5 Steps to Combat Imposter Syndrome
- STOP SEEKING PERFECTION. Perfectionism is one of the most detrimental personality traits around. Successful people hold themselves to a high standard but perfection is too high a standard. “Lower your standards of perfection. You don’t have to attain perfection to be worthy of the success you’ve achieved. If you continually set the bar at a level of perfection, you will always feel disappointed. Set the bar at a realistic level so that you don’t always fall short, “ says Lauren Feiner, PsyD.
- OWN IT. The first step in gaining any sort of clarity about what you face is owning it. Find one person to confide in. Say out loud “I feel like a fraud.” It may sound silly but getting it out into the open makes it much easier to gain perspective.
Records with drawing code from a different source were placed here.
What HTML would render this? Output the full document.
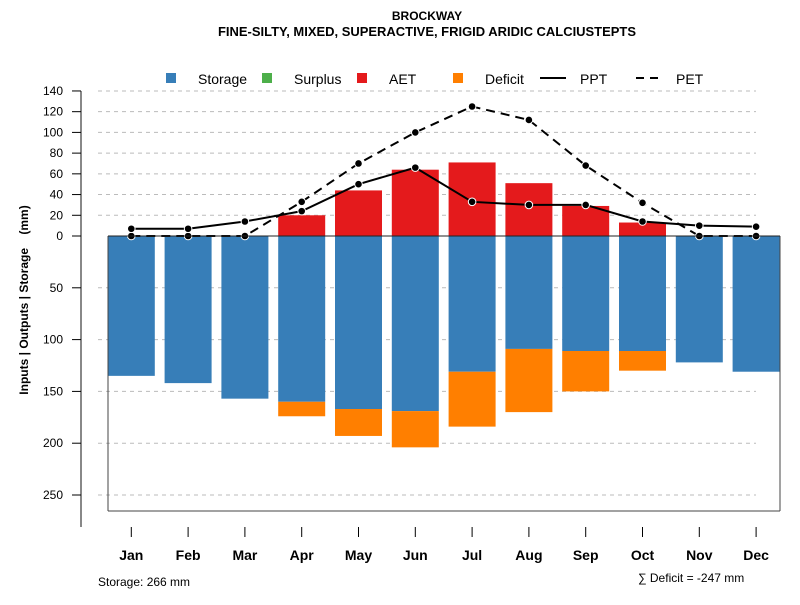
<!DOCTYPE html>
<html><head><meta charset="utf-8"><style>
body{margin:0;background:#fff;font-family:"Liberation Sans",sans-serif}
svg text{font-family:"Liberation Sans",sans-serif}
</style></head><body>
<svg id="chart" width="800" height="600" viewBox="0 0 800 600" xmlns="http://www.w3.org/2000/svg">
<text x="427" y="20" text-anchor="middle" font-size="12" font-weight="bold">BROCKWAY</text>
<text x="427" y="36" text-anchor="middle" font-size="12.5" font-weight="bold" textLength="418" lengthAdjust="spacingAndGlyphs">FINE-SILTY, MIXED, SUPERACTIVE, FRIGID ARIDIC CALCIUSTEPTS</text>
<g id="grid"></g>
<g id="bars"></g>
<g id="lines"></g>
<g id="axes"></g>
<g font-size="14">
 <rect x="166" y="73" width="10" height="10" fill="#377EB8"/>
 <text x="198" y="84">Storage</text>
 <rect x="262" y="73" width="10" height="10" fill="#4DAF4A"/>
 <text x="294" y="84">Surplus</text>
 <rect x="357" y="73" width="10" height="10" fill="#E41A1C"/>
 <text x="389" y="84">AET</text>
 <rect x="453" y="73" width="10" height="10" fill="#FF7F00"/>
 <text x="485" y="84">Deficit</text>
 <line x1="540" y1="78" x2="566" y2="78" stroke="#000" stroke-width="2"/>
 <text x="580" y="84">PPT</text>
 <line x1="636" y1="78" x2="662" y2="78" stroke="#000" stroke-width="2" stroke-dasharray="8,6"/>
 <text x="676" y="84">PET</text>
</g>
<text transform="translate(28,300) rotate(-90)" text-anchor="middle" font-size="12" font-weight="bold" xml:space="preserve">Inputs | Outputs | Storage    (mm)</text>
<text x="98" y="586" font-size="12">Storage: 266 mm</text>
<text x="638" y="582" font-size="12">∑ Deficit = -247 mm</text>
</svg>
<script>
const months=["Jan","Feb","Mar","Apr","May","Jun","Jul","Aug","Sep","Oct","Nov","Dec"];
const storage=[135,142,157,160,167,169,131,109,111,111,122,131];
const deficit=[0,0,0,14,26,35,53,61,39,19,0,0];
const aet=[0,0,0,20,44,64,71,51,29,13,0,0];
const ppt=[7,7,14,24,50,66,33,30,30,14,10,9];
const pet=[0,0,0,33,70,100,125,112,68,32,0,0];
const posTicks=[0,20,40,60,80,100,120,140];
const negTicks=[50,100,150,200,250];
const NS="http://www.w3.org/2000/svg";
const y0=236,k=1.036;
const y=v=>y0-v*k;
const x=i=>131.3+i*56.8;
const bw=47;
function mk(p,t,a){const e=document.createElementNS(NS,t);for(const n in a)e.setAttribute(n,a[n]);document.getElementById(p).appendChild(e);return e;}
[...posTicks.slice(1),...negTicks.map(v=>-v)].forEach(v=>{
 const l=mk('grid','line',{x1:98,x2:756,y1:y(v),y2:y(v),stroke:'#bbb','stroke-dasharray':'4,4'});
 
 
});
months.forEach((m,i)=>{
 const bx=x(i)-bw/2;
 const s=mk('bars','rect',{x:bx,y:y0,width:bw,height:storage[i]*k,fill:'#377EB8'});
 
 
 if(deficit[i]>0){const d=mk('bars','rect',{x:bx,y:y(-storage[i]),width:bw,height:deficit[i]*k,fill:'#FF7F00'});
 
 }
 if(aet[i]>0){const a=mk('bars','rect',{x:bx,y:y(aet[i]),width:bw,height:aet[i]*k,fill:'#E41A1C'});
 
 }
});
const ax=[['line',{x1:81,x2:81,y1:y(140),y2:527,stroke:'#888','stroke-width':2},'y-axis'],
 ['line',{x1:108,x2:108,y1:y0,y2:511,stroke:'#444'},'plot-box-left'],
 ['line',{x1:108,x2:780,y1:511,y2:511,stroke:'#444'},'plot-box-bottom'],
 ['line',{x1:780,x2:780,y1:y0,y2:511,stroke:'#444'},'plot-box-right'],
 ['line',{x1:108,x2:780,y1:y0,y2:y0,stroke:'#222'},'zero-line']];
ax.forEach(([t,a,n])=>{const e=mk('axes',t,a);});
[...posTicks,...negTicks.map(v=>-v)].forEach(v=>{
 const t=mk('axes','line',{x1:72,x2:81,y1:y(v),y2:y(v),stroke:'#000'});
 
 
 const l=mk('axes','text',{x:63,y:y(v)+4,'text-anchor':'end','font-size':12});
 l.textContent=Math.abs(v);
 
 
});
months.forEach((m,i)=>{
 const t=mk('axes','line',{x1:x(i),x2:x(i),y1:527,y2:537,stroke:'#000'});
 
 
 const l=mk('axes','text',{x:x(i),y:560,'text-anchor':'middle','font-size':14,'font-weight':'bold'});
 l.textContent=m;
 
 
});
function series(vals,name,dash){
 const p=mk('lines','polyline',{points:vals.map((v,i)=>x(i)+','+y(v)).join(' '),fill:'none',stroke:'#000','stroke-width':2,'stroke-dasharray':dash});
 
 
 vals.forEach((v,i)=>{const c=mk('lines','circle',{cx:x(i),cy:y(v),r:3.8,fill:'#000',stroke:'#fff','stroke-width':1});
 
 });
}
series(pet,'pet','9,6');
series(ppt,'ppt','none');
</script>
</body></html>
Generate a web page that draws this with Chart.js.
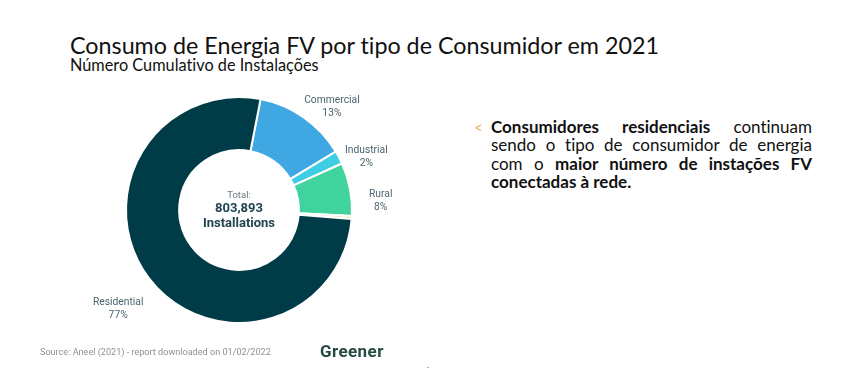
<!DOCTYPE html>
<html>
<head>
<meta charset="utf-8">
<script src="https://cdn.jsdelivr.net/npm/chart.js@4.4.1/dist/chart.umd.min.js"></script>
<style>
  html, body { margin: 0; padding: 0; background: #fff; }
  body { width: 846px; height: 370px; position: relative; overflow: hidden; font-family: Lato, "Open Sans", sans-serif; font-variant-ligatures: none; }
  #title { position: absolute; left: 70px; top: 31px; font-size: 23.3px; color: #111; white-space: nowrap; }
  #subtitle { position: absolute; left: 70px; top: 55px; font-size: 16.3px; color: #111; white-space: nowrap; }
  #chartBox { position: absolute; left: 59px; top: 70px; width: 360px; height: 280px; }
  #note { position: absolute; left: 491px; top: 118px; width: 321px; font-size: 17px; line-height: 18.3px; color: #111; text-align: justify; }
  #note b { font-weight: 700; }
  #bullet { position: absolute; left: 474px; top: 118px; font-size: 15px; color: #E6B35A; }
  #source { position: absolute; left: 40px; top: 347px; font-family: Roboto, sans-serif; font-size: 9.1px; color: #8A9196; white-space: nowrap; }
  #brand { position: absolute; left: 320px; top: 341px; font-family: Roboto, sans-serif; font-weight: 700; font-size: 17px; color: #254A43; letter-spacing: 0.4px; }
  #dot { position: absolute; left: 427px; top: 359px; font-size: 9px; color: #555; }
</style>
</head>
<body>
<div id="title">Consumo de Energia FV por tipo de Consumidor em 2021</div>
<div id="subtitle">Número Cumulativo de Instalações</div>
<div id="chartBox"><canvas id="c"></canvas></div>
<div id="bullet">&lt;</div>
<div id="note"><b>Consumidores residenciais</b> continuam sendo o tipo de consumidor de energia com o <b>maior número de instações FV conectadas à rede.</b></div>
<div id="source">Source: Aneel (2021) - report downloaded on 01/02/2022</div>
<div id="brand">Greener</div>
<div id="dot">.</div>
<script>
// ---- data ----
const categories = ["Commercial", "Industrial", "Rural", "Other", "Residential"];
const sharePct   = [13.3, 1.9, 7.6, 0.4, 76.8];
const showLabel  = [true, true, true, false, true];
const totalLabel = "Total:";
const totalValue = "803,893";
const totalUnit  = "Installations";

const colors = ["#3FA8E2", "#3ECDE3", "#41D39E", "#ECE2A6", "#003C48"];

// label placement nudges (degrees, px radius) per category
const labelNudge = [
  { a: 7, r: 139 },
  { a: 5, r: 138 },
  { a: 7, r: 142 },
  { a: 0, r: 140 },
  { a: -2, r: 156 }
];

const labelPlugin = {
  id: 'outerLabels',
  afterDatasetsDraw(chart) {
    const ctx = chart.ctx;
    const meta = chart.getDatasetMeta(0);
    ctx.save();
    meta.data.forEach((arc, i) => {
      if (!showLabel[i]) return;
      const p = arc.getProps(['x', 'y', 'startAngle', 'endAngle'], true);
      const mid = (p.startAngle + p.endAngle) / 2 + labelNudge[i].a * Math.PI / 180;
      const r = labelNudge[i].r;
      const x = p.x + Math.cos(mid) * r;
      const y = p.y + Math.sin(mid) * r;
      ctx.fillStyle = '#4C6570';
      ctx.font = '10.3px Roboto';
      ctx.textAlign = 'center';
      ctx.textBaseline = 'middle';
      ctx.fillText(categories[i], x, y - 6.5);
      ctx.fillText(Math.round(sharePct[i]) + '%', x, y + 6.5);
    });
    // center text
    const a0 = meta.data[0];
    const cx = a0.x, cy = a0.y;
    ctx.textAlign = 'center';
    ctx.textBaseline = 'middle';
    ctx.fillStyle = '#6B7C84';
    ctx.font = '9.5px Roboto';
    ctx.fillText(totalLabel, cx, cy - 14);
    ctx.fillStyle = '#1F4550';
    ctx.font = 'bold 13px Roboto';
    ctx.fillText(totalValue, cx, cy - 1);
    ctx.fillText(totalUnit, cx, cy + 14);
    ctx.restore();
  }
};

new Chart(document.getElementById('c'), {
  type: 'doughnut',
  data: {
    labels: categories,
    datasets: [{
      data: sharePct,
      backgroundColor: colors,
      borderColor: '#ffffff',
      borderWidth: 2
    }]
  },
  options: {
    responsive: true,
    maintainAspectRatio: false,
    animation: false,
    rotation: 11,
    cutout: '53%',
    layout: { padding: 26 },
    plugins: { legend: { display: false }, tooltip: { enabled: false } }
  },
  plugins: [labelPlugin]
});
</script>
</body>
</html>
- PAY ATTENTION TO YOUR STRENGTHS. You have assets. List them. Actually write them out and refer back to them when you are feeling inept. Learn how to take a compliment. Simply say thanks, and reflect upon the good work you have done.
- GATHER A TRIBE. Surround yourself with smart people. Accept help. You can’t save your face and your ass at the same time! So be bold-acknowledge when you need help and accept it when it is offered to you.
- ACKNOWLEDGE YOUR LIMITATIONS. No one is perfect. No one can know everything about everything. The sooner you make peace with that, the better off you will be.
Make a Plan-It’s Not the End of the World
Maya Angelou was one of the most renowned authors of our time. She was also quite transparent about her own battles with Imposter Syndrome: “I have written eleven books, but each time I think, ‘Uh oh, they’re going to find out now. I’ve run a game on everybody, and they’re going to find me out.’”
Imposter Syndrome does not have to derail you. Both Christine and Steven are successful people. The root of the challenges they face is Imposter Syndrome. But they now have a playbook for future action and are on the lookout for that pesky little voice in the back of their head telling them they are undeserving of their success.